→ **Problem requirements**: Copy the data that follows, character for character, minus the pictures.
----------
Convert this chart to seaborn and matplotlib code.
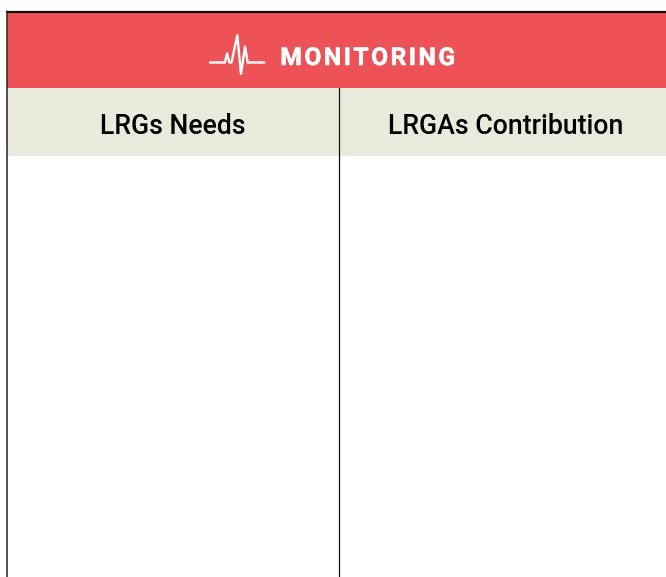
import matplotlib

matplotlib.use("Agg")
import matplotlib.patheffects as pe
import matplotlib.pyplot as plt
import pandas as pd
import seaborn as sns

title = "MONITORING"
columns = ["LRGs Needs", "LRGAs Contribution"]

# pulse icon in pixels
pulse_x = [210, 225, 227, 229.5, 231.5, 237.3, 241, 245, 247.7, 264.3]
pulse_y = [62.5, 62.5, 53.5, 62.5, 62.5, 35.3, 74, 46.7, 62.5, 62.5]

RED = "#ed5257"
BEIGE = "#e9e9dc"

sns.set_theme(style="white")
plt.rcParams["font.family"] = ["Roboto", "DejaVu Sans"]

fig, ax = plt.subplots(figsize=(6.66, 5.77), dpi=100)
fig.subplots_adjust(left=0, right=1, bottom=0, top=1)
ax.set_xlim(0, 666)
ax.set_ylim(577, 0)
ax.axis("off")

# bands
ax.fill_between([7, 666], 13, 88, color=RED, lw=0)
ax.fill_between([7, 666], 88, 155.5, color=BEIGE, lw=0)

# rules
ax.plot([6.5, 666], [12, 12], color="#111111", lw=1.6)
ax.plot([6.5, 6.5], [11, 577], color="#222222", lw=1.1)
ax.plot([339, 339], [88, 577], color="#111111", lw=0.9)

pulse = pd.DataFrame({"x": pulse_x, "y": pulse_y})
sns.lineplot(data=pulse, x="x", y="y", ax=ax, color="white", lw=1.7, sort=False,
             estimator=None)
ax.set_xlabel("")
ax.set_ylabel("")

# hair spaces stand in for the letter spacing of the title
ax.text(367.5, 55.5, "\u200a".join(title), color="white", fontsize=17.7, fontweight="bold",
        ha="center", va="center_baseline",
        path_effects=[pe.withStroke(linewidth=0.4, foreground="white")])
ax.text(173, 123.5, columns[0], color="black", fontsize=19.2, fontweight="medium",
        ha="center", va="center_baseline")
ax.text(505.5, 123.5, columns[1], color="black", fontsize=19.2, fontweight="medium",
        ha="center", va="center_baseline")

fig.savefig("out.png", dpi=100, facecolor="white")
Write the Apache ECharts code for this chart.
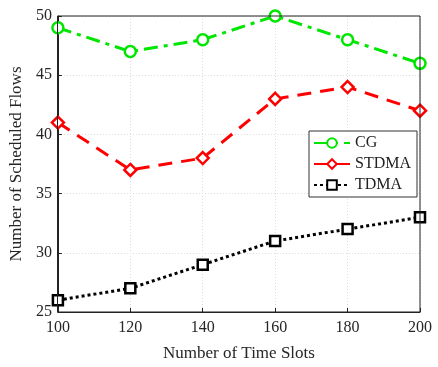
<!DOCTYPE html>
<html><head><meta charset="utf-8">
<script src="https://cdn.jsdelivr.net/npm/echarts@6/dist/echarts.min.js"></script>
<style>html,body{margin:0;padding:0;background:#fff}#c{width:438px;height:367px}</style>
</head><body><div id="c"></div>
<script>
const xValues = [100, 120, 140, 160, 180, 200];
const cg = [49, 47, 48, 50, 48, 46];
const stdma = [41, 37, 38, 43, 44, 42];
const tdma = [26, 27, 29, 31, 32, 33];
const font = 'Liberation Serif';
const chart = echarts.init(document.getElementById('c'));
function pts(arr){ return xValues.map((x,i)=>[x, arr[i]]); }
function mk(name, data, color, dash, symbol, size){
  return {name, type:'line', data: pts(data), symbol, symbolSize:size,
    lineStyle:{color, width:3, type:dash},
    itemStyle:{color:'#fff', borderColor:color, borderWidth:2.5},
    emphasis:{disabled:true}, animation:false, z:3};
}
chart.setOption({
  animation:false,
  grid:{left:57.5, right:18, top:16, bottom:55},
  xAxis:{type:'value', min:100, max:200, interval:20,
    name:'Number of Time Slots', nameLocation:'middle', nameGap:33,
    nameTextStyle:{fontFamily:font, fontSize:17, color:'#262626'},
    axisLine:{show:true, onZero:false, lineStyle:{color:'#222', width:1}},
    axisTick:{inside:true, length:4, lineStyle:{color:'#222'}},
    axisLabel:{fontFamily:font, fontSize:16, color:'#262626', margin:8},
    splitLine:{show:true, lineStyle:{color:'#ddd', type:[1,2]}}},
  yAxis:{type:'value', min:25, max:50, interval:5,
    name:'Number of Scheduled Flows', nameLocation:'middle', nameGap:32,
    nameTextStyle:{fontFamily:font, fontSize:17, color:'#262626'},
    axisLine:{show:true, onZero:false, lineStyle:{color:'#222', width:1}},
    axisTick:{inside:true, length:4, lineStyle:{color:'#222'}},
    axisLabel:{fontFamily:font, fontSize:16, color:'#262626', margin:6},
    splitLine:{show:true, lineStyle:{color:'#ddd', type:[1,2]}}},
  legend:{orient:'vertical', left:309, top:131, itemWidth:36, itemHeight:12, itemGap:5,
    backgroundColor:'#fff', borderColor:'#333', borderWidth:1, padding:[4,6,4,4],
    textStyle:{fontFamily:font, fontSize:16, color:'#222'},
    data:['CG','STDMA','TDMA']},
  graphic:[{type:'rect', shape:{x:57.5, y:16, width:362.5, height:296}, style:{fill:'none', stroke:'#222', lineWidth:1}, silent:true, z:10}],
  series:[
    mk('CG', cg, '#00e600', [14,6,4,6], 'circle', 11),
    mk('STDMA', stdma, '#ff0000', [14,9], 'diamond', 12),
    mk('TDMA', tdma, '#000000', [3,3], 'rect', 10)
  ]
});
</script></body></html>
----------
→ **Result of the exercise**:
Convert this chart to seaborn and matplotlib code.
import matplotlib

matplotlib.use("Agg")
import matplotlib.patheffects as pe
import matplotlib.pyplot as plt
import pandas as pd
import seaborn as sns

title = "MONITORING"
columns = ["LRGs Needs", "LRGAs Contribution"]

# pulse icon in pixels
pulse_x = [210, 225, 227, 229.5, 231.5, 237.3, 241, 245, 247.7, 264.3]
pulse_y = [62.5, 62.5, 53.5, 62.5, 62.5, 35.3, 74, 46.7, 62.5, 62.5]

RED = "#ed5257"
BEIGE = "#e9e9dc"

sns.set_theme(style="white")
plt.rcParams["font.family"] = ["Roboto", "DejaVu Sans"]

fig, ax = plt.subplots(figsize=(6.66, 5.77), dpi=100)
fig.subplots_adjust(left=0, right=1, bottom=0, top=1)
ax.set_xlim(0, 666)
ax.set_ylim(577, 0)
ax.axis("off")

# bands
ax.fill_between([7, 666], 13, 88, color=RED, lw=0)
ax.fill_between([7, 666], 88, 155.5, color=BEIGE, lw=0)

# rules
ax.plot([6.5, 666], [12, 12], color="#111111", lw=1.6)
ax.plot([6.5, 6.5], [11, 577], color="#222222", lw=1.1)
ax.plot([339, 339], [88, 577], color="#111111", lw=0.9)

pulse = pd.DataFrame({"x": pulse_x, "y": pulse_y})
sns.lineplot(data=pulse, x="x", y="y", ax=ax, color="white", lw=1.7, sort=False,
             estimator=None)
ax.set_xlabel("")
ax.set_ylabel("")

# hair spaces stand in for the letter spacing of the title
ax.text(367.5, 55.5, "\u200a".join(title), color="white", fontsize=17.7, fontweight="bold",
        ha="center", va="center_baseline",
        path_effects=[pe.withStroke(linewidth=0.4, foreground="white")])
ax.text(173, 123.5, columns[0], color="black", fontsize=19.2, fontweight="medium",
        ha="center", va="center_baseline")
ax.text(505.5, 123.5, columns[1], color="black", fontsize=19.2, fontweight="medium",
        ha="center", va="center_baseline")

fig.savefig("out.png", dpi=100, facecolor="white")
Write the Apache ECharts code for this chart.
<!DOCTYPE html>
<html><head><meta charset="utf-8">
<script src="https://cdn.jsdelivr.net/npm/echarts@6/dist/echarts.min.js"></script>
<style>html,body{margin:0;padding:0;background:#fff}#c{width:438px;height:367px}</style>
</head><body><div id="c"></div>
<script>
const xValues = [100, 120, 140, 160, 180, 200];
const cg = [49, 47, 48, 50, 48, 46];
const stdma = [41, 37, 38, 43, 44, 42];
const tdma = [26, 27, 29, 31, 32, 33];
const font = 'Liberation Serif';
const chart = echarts.init(document.getElementById('c'));
function pts(arr){ return xValues.map((x,i)=>[x, arr[i]]); }
function mk(name, data, color, dash, symbol, size){
  return {name, type:'line', data: pts(data), symbol, symbolSize:size,
    lineStyle:{color, width:3, type:dash},
    itemStyle:{color:'#fff', borderColor:color, borderWidth:2.5},
    emphasis:{disabled:true}, animation:false, z:3};
}
chart.setOption({
  animation:false,
  grid:{left:57.5, right:18, top:16, bottom:55},
  xAxis:{type:'value', min:100, max:200, interval:20,
    name:'Number of Time Slots', nameLocation:'middle', nameGap:33,
    nameTextStyle:{fontFamily:font, fontSize:17, color:'#262626'},
    axisLine:{show:true, onZero:false, lineStyle:{color:'#222', width:1}},
    axisTick:{inside:true, length:4, lineStyle:{color:'#222'}},
    axisLabel:{fontFamily:font, fontSize:16, color:'#262626', margin:8},
    splitLine:{show:true, lineStyle:{color:'#ddd', type:[1,2]}}},
  yAxis:{type:'value', min:25, max:50, interval:5,
    name:'Number of Scheduled Flows', nameLocation:'middle', nameGap:32,
    nameTextStyle:{fontFamily:font, fontSize:17, color:'#262626'},
    axisLine:{show:true, onZero:false, lineStyle:{color:'#222', width:1}},
    axisTick:{inside:true, length:4, lineStyle:{color:'#222'}},
    axisLabel:{fontFamily:font, fontSize:16, color:'#262626', margin:6},
    splitLine:{show:true, lineStyle:{color:'#ddd', type:[1,2]}}},
  legend:{orient:'vertical', left:309, top:131, itemWidth:36, itemHeight:12, itemGap:5,
    backgroundColor:'#fff', borderColor:'#333', borderWidth:1, padding:[4,6,4,4],
    textStyle:{fontFamily:font, fontSize:16, color:'#222'},
    data:['CG','STDMA','TDMA']},
  graphic:[{type:'rect', shape:{x:57.5, y:16, width:362.5, height:296}, style:{fill:'none', stroke:'#222', lineWidth:1}, silent:true, z:10}],
  series:[
    mk('CG', cg, '#00e600', [14,6,4,6], 'circle', 11),
    mk('STDMA', stdma, '#ff0000', [14,9], 'diamond', 12),
    mk('TDMA', tdma, '#000000', [3,3], 'rect', 10)
  ]
});
</script></body></html>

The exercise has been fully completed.